Now all of this promise was still potential. It was still in prospect because there is one more important point. Paul went on in verse 19 and said, "Wherefore, O King Agrippa, I was not disobedient."
I have heard this saying (I wish I could give credit to the source), "If you and I were obedient to one-tenth of what we already know of Scripture, our lives would be utterly different." Sometimes as Christians we are misled into thinking that what we need is more information. Thank God for the Bible studies. But, please do not misunderstand me; I do not think that our primary need is more Bible studies. If we were obedient to what we already know, even one-tenth of it, our lives would be different. Paul said, "I was not disobedient." Notice that in the Greek "obedience" has to do with hearing. The word for obedience is a form of the verb "to hear," with positive reaction; disobedience is "not to hear."
Although I never had the privilege of serving in the navy, I am told that the response of a seaman to an officer is quite important. If you are given a command and say O.K. or something of that nature -- none of that. They have places for people like that. The proper response is "Aye, Aye, Sir" which means, "I have heard and will obey."

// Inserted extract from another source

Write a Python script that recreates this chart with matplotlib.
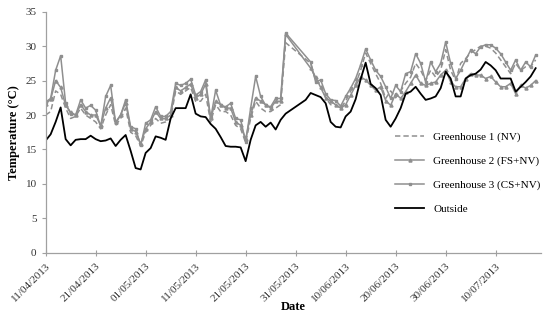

That is the response God expects from you and me. On the basis of his revelation of himself, lovingly in Scripture, he expects this response from us, likewise in love: I have heard, understand, and I will perform.
I do not ask, O Lord, a task to do beyond my skill,
I only seek, my God, that know thy perfect will.
Little is much if but the task I do thou shalt appoint,
And so whatever life brings of good or ill,
Give thou to me the will to choose The strength to do, thy will as unto thee.